**Description of the task**.
Copy exactly, please, the lines of the data from its start through the line containing "var cambodia = [0.50, 0.58, 0.70, 0.58, 0.39, 0.33, 0.44, 0.19];".

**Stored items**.
## begin

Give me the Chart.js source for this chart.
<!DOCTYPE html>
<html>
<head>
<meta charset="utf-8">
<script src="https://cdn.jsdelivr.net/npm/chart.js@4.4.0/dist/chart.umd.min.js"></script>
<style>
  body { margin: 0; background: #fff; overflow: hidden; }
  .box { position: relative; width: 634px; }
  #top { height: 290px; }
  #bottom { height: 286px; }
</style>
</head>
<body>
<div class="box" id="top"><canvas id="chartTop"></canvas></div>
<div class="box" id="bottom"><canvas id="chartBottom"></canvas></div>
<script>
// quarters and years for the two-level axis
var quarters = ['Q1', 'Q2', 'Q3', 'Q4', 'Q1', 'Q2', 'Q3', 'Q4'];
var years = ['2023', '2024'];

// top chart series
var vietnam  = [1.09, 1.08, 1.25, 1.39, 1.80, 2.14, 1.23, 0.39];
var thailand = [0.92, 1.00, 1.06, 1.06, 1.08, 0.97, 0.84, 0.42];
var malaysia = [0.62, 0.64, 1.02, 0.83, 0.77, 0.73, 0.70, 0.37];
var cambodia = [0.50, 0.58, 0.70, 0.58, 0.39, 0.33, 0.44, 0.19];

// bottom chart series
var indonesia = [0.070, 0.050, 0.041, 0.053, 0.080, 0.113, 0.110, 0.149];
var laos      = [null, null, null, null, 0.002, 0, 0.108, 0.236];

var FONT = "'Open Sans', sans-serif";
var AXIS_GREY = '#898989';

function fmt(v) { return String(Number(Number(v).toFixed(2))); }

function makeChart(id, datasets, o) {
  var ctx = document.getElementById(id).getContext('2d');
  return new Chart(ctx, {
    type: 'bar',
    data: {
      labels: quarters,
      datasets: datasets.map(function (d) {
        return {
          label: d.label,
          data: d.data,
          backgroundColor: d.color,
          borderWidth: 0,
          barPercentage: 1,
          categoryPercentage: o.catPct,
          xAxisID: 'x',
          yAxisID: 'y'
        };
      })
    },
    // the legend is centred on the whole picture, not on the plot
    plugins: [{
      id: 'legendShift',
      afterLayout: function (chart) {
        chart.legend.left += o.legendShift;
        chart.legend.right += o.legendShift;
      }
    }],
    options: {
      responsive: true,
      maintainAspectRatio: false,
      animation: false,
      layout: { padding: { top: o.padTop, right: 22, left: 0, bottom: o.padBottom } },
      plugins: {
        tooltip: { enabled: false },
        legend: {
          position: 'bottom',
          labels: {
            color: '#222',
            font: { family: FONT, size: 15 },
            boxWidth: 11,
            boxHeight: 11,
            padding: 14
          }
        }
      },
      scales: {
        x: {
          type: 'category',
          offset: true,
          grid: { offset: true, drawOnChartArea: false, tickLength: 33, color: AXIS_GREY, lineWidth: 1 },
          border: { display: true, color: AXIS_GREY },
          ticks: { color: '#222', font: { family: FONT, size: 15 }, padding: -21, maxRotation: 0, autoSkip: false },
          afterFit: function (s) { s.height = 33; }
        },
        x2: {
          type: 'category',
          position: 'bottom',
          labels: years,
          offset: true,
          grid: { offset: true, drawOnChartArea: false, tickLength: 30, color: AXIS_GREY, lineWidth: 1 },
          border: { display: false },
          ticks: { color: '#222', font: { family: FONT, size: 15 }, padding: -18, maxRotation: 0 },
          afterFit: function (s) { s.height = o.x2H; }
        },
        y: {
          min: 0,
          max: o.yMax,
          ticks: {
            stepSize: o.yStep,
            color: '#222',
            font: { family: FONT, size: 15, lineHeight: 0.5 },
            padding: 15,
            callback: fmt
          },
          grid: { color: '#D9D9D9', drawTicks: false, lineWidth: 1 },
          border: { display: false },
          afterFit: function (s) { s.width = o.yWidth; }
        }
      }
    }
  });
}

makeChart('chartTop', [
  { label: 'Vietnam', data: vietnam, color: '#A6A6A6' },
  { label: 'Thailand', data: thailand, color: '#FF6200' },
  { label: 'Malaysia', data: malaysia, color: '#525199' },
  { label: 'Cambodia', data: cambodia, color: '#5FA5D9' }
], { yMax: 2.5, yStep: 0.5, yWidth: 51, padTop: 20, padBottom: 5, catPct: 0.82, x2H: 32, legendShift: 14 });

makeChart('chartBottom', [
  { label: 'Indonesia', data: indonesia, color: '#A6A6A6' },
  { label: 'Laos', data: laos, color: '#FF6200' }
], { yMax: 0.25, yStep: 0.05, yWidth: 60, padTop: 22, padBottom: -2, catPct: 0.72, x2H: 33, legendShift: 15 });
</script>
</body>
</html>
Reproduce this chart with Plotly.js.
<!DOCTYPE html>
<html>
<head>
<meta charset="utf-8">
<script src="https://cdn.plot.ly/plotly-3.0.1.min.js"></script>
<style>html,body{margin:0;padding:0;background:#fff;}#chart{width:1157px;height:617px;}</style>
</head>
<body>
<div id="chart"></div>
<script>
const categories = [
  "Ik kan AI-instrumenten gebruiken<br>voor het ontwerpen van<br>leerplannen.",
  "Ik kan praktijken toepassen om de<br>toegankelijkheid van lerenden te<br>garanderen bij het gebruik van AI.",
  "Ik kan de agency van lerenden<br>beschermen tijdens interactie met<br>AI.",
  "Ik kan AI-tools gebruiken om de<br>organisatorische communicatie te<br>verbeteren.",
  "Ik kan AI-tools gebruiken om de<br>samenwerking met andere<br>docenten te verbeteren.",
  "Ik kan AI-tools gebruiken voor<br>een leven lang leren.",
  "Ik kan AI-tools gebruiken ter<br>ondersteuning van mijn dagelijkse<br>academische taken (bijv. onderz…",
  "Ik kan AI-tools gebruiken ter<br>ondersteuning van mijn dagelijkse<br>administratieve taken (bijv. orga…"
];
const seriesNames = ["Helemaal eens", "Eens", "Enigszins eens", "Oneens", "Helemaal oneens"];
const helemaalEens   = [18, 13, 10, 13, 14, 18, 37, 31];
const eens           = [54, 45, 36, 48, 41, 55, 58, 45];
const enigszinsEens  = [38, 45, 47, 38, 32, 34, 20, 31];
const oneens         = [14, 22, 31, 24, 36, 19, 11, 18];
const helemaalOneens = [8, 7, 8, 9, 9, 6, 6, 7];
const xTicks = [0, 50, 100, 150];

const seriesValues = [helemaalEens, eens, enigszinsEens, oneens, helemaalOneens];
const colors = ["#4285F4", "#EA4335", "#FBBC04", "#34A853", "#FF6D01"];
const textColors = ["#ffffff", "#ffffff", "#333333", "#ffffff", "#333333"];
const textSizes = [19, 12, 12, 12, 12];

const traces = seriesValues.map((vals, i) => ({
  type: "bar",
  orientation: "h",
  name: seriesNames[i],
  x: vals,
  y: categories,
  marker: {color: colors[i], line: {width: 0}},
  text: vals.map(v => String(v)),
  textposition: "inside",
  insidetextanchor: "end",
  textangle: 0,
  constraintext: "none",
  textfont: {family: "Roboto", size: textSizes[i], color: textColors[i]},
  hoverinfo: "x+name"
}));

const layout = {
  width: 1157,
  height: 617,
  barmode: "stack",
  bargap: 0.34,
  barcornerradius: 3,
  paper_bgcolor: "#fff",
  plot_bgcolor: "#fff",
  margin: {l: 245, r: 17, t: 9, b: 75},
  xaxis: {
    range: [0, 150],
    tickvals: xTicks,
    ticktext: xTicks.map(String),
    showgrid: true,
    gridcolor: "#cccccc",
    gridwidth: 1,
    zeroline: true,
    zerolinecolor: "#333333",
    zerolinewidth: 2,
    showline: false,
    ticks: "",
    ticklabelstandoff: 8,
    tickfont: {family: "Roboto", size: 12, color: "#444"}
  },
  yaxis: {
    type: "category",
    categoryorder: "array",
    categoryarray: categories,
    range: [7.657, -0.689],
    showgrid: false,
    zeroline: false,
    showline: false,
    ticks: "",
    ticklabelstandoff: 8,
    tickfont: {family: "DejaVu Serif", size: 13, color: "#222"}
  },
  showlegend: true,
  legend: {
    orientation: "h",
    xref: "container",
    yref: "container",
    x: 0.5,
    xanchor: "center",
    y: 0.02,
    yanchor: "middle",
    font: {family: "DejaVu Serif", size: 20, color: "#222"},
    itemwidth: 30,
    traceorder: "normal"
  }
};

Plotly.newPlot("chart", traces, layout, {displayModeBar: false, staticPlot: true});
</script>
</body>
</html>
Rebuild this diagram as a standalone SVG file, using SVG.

## end

**Response to the exercise**.
Give me the Chart.js source for this chart.
<!DOCTYPE html>
<html>
<head>
<meta charset="utf-8">
<script src="https://cdn.jsdelivr.net/npm/chart.js@4.4.0/dist/chart.umd.min.js"></script>
<style>
  body { margin: 0; background: #fff; overflow: hidden; }
  .box { position: relative; width: 634px; }
  #top { height: 290px; }
  #bottom { height: 286px; }
</style>
</head>
<body>
<div class="box" id="top"><canvas id="chartTop"></canvas></div>
<div class="box" id="bottom"><canvas id="chartBottom"></canvas></div>
<script>
// quarters and years for the two-level axis
var quarters = ['Q1', 'Q2', 'Q3', 'Q4', 'Q1', 'Q2', 'Q3', 'Q4'];
var years = ['2023', '2024'];

// top chart series
var vietnam  = [1.09, 1.08, 1.25, 1.39, 1.80, 2.14, 1.23, 0.39];
var thailand = [0.92, 1.00, 1.06, 1.06, 1.08, 0.97, 0.84, 0.42];
var malaysia = [0.62, 0.64, 1.02, 0.83, 0.77, 0.73, 0.70, 0.37];
var cambodia = [0.50, 0.58, 0.70, 0.58, 0.39, 0.33, 0.44, 0.19];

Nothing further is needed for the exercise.